| To do |
Only the lines from the one containing "Give me the D3.js source for this chart." through the one containing "47, left: 33" belong in the answer; copy them exactly and leave out pictures.

Start of Data

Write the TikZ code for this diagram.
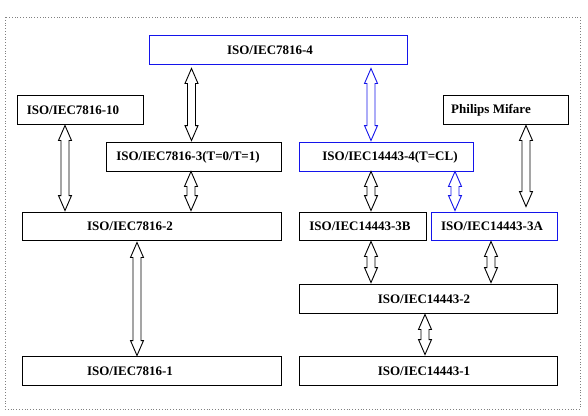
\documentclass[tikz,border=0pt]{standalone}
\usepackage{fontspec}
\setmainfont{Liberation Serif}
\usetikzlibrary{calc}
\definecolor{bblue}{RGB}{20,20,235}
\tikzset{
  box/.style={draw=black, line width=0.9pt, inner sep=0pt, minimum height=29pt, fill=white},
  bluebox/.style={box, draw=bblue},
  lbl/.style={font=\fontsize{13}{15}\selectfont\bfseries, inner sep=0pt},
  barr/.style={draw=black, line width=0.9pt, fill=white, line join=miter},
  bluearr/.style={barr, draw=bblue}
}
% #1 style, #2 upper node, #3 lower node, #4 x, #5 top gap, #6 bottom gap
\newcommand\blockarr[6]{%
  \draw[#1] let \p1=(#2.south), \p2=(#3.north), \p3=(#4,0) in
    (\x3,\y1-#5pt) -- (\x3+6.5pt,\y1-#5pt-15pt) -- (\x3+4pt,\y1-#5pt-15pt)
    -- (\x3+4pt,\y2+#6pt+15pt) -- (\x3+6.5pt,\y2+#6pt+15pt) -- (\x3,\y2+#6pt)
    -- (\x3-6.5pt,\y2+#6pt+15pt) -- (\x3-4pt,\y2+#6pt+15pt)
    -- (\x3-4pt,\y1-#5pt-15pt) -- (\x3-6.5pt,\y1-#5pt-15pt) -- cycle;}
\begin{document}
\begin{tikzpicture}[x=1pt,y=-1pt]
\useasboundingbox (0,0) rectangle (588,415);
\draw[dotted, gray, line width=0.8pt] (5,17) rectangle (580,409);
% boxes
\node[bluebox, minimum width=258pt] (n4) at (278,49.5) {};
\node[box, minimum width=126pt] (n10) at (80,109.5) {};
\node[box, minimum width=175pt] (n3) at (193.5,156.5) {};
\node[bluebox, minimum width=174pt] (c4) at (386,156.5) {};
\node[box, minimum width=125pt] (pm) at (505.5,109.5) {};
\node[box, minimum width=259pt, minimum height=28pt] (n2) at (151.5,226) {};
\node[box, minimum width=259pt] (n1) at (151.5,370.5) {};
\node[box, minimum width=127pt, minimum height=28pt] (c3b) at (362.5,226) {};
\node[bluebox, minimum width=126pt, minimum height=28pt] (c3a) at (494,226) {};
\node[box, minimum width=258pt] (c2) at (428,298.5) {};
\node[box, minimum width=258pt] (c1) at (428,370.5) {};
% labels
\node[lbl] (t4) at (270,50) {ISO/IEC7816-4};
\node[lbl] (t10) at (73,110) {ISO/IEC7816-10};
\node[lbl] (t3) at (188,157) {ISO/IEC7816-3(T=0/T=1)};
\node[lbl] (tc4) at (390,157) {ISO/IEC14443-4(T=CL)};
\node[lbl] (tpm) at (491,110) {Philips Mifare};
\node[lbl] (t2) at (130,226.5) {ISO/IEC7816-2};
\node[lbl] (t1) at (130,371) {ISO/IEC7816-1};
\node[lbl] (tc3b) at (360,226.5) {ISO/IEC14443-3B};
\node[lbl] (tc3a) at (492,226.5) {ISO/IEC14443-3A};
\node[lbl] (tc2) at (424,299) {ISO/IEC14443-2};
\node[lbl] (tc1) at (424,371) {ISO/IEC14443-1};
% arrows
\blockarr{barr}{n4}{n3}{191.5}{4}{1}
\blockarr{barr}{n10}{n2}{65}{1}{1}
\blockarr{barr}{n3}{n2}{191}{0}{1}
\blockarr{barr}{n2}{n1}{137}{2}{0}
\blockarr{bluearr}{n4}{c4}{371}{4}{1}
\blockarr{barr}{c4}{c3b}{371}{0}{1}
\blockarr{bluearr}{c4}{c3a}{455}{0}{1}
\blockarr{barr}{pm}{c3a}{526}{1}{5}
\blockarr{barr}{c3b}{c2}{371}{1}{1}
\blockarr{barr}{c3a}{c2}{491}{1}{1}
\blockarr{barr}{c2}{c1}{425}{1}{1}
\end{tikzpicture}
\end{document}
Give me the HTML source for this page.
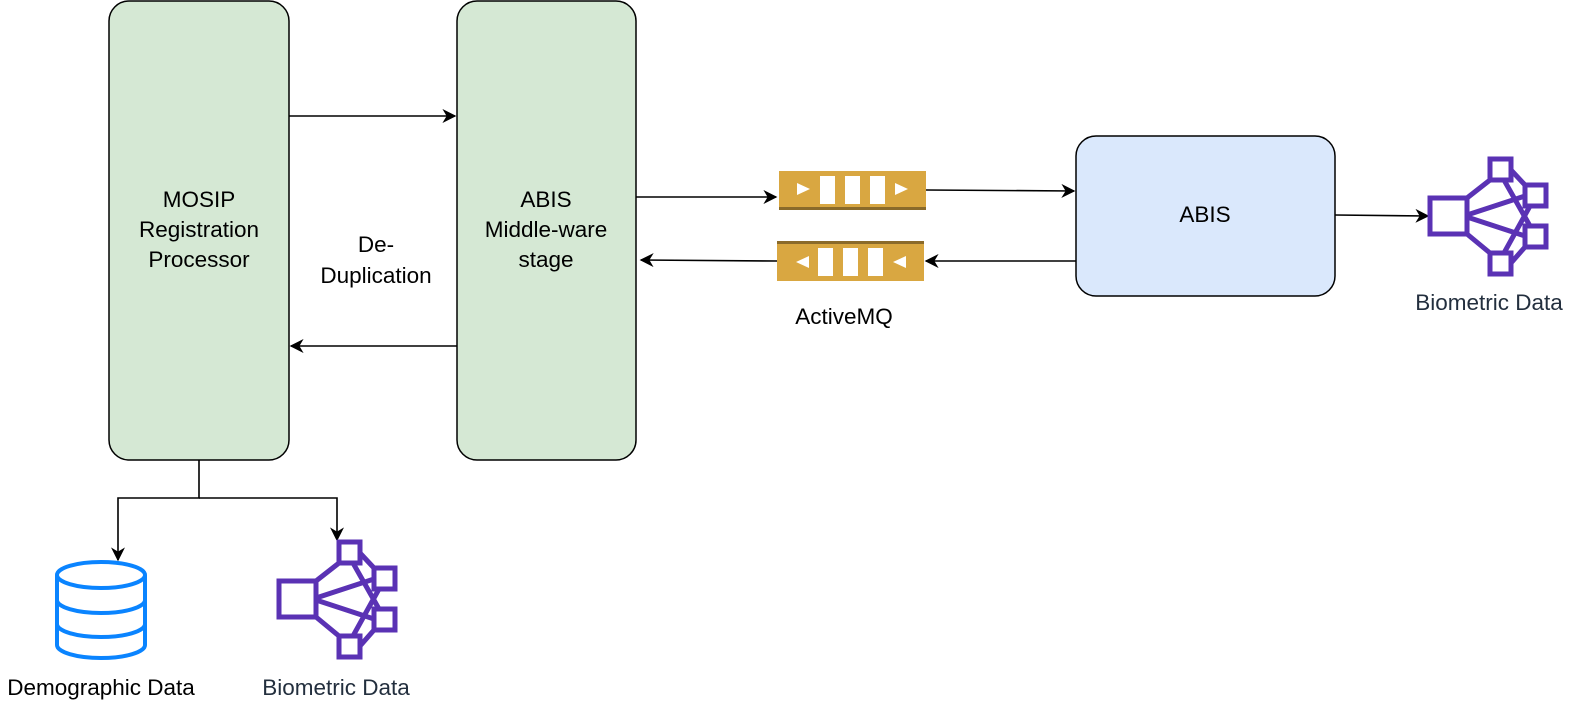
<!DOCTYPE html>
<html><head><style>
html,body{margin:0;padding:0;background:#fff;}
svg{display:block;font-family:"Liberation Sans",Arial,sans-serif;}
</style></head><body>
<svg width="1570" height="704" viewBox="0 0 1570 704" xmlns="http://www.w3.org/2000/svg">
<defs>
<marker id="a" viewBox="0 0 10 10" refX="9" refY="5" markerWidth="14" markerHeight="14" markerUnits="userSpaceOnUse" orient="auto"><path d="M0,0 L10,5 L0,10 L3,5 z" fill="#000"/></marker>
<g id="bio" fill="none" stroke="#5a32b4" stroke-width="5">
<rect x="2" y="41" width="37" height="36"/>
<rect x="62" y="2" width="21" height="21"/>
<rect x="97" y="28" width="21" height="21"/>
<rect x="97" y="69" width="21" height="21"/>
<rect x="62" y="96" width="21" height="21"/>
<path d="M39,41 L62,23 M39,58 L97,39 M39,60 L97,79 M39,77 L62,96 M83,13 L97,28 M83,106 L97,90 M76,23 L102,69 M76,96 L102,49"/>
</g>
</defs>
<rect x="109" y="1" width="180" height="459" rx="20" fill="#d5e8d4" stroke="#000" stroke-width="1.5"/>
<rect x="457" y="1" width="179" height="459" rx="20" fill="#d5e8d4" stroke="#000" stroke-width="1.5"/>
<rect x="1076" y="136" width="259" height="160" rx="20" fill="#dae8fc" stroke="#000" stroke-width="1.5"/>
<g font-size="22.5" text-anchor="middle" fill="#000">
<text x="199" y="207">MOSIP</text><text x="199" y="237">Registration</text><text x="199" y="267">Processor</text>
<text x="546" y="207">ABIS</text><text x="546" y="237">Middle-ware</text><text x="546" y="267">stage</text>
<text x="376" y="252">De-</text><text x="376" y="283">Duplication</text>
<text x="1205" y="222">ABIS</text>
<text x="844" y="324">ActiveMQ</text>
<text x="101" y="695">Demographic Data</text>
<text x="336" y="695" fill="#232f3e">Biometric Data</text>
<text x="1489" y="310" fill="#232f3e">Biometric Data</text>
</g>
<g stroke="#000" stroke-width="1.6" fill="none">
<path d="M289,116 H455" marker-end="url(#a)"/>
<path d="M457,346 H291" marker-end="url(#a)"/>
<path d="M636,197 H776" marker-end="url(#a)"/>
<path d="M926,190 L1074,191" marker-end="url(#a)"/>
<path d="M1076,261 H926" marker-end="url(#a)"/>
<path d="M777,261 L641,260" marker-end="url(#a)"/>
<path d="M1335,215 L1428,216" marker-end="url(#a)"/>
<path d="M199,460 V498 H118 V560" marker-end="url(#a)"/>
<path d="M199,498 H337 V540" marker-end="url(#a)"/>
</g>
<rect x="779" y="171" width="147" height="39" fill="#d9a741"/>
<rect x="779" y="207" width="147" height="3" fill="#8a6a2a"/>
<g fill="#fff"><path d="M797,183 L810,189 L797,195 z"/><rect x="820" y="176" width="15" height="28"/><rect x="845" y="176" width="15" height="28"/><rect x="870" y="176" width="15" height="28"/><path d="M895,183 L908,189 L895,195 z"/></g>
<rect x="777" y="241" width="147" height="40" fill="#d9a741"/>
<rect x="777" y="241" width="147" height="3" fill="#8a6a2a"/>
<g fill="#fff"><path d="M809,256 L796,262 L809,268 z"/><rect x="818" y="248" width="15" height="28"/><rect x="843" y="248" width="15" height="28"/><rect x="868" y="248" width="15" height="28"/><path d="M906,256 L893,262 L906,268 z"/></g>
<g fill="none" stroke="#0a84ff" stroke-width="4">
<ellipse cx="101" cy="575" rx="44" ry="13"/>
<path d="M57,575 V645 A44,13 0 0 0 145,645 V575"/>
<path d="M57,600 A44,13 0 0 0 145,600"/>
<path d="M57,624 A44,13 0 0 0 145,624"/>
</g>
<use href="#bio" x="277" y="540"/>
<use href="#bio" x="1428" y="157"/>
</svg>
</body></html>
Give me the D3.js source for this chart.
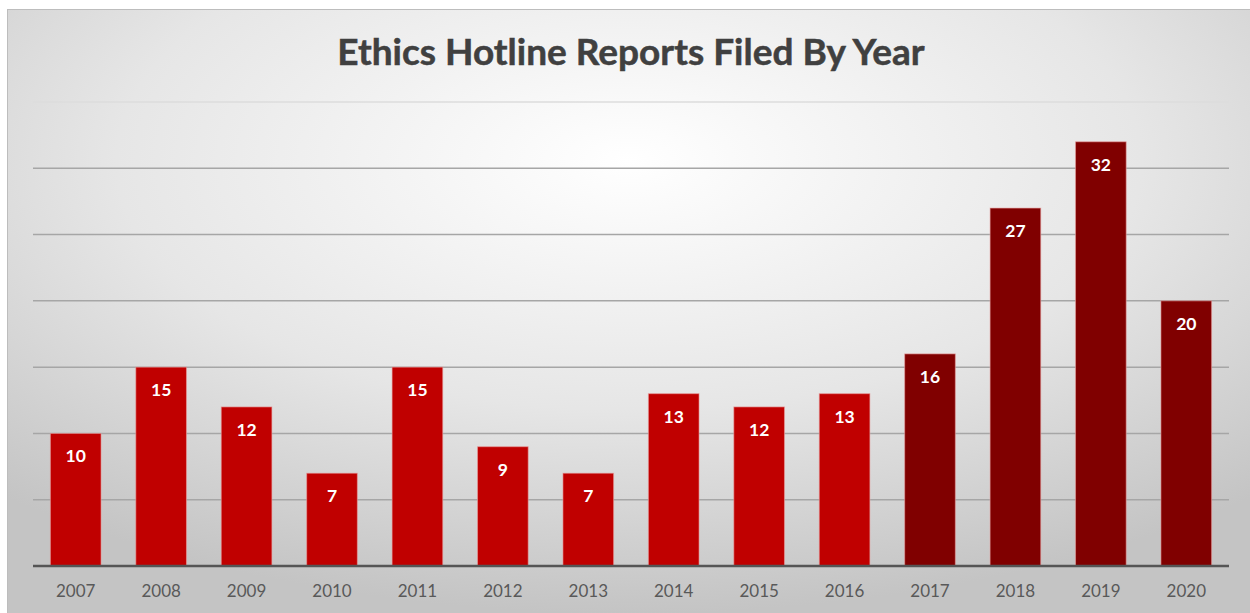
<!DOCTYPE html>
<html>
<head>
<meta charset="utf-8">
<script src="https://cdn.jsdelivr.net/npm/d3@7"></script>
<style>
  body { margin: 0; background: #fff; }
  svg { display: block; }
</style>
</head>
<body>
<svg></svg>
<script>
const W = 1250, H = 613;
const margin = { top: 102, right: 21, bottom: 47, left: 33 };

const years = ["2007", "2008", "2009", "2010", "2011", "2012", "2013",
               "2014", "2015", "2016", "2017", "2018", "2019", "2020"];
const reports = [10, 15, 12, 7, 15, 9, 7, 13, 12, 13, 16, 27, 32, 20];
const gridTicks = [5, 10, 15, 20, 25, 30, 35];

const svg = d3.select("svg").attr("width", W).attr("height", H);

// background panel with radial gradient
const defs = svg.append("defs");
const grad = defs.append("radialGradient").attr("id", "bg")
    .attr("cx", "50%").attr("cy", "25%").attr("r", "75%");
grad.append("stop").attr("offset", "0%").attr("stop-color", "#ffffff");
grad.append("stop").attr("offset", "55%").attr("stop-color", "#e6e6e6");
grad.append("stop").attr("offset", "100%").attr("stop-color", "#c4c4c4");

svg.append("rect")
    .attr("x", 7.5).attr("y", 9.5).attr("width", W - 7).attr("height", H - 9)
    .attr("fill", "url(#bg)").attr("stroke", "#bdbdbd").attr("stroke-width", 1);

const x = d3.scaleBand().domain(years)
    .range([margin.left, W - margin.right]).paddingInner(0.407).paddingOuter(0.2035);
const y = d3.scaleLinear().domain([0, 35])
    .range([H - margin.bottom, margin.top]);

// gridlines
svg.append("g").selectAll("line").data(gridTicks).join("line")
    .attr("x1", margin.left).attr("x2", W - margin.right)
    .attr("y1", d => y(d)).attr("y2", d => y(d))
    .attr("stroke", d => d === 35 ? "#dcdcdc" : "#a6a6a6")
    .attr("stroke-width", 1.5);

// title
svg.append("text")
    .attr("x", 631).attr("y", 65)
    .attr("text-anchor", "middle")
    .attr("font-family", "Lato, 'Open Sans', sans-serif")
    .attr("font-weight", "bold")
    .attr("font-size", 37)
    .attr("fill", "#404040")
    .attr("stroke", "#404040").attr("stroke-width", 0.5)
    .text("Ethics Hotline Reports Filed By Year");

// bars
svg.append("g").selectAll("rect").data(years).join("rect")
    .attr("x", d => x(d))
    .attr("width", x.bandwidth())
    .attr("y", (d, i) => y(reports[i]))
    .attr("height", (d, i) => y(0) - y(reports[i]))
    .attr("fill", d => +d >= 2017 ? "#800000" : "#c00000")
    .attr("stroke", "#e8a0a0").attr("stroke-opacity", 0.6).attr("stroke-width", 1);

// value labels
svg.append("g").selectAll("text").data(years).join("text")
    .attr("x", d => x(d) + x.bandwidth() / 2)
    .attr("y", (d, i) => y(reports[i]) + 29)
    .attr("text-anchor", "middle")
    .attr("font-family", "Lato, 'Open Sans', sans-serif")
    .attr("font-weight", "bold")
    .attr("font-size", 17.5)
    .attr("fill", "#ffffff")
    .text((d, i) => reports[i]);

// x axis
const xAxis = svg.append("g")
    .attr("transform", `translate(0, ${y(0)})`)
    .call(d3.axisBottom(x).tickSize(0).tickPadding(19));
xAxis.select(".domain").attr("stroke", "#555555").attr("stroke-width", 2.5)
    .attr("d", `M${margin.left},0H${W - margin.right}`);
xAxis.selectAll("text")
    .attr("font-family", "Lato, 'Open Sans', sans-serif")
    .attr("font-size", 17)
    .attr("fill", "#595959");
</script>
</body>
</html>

End of Data

| Exercise solution |
Give me the D3.js source for this chart.
<!DOCTYPE html>
<html>
<head>
<meta charset="utf-8">
<script src="https://cdn.jsdelivr.net/npm/d3@7"></script>
<style>
  body { margin: 0; background: #fff; }
  svg { display: block; }
</style>
</head>
<body>
<svg></svg>
<script>
const W = 1250, H = 613;
const margin = { top: 102, right: 21, bottom: 47, left: 33 };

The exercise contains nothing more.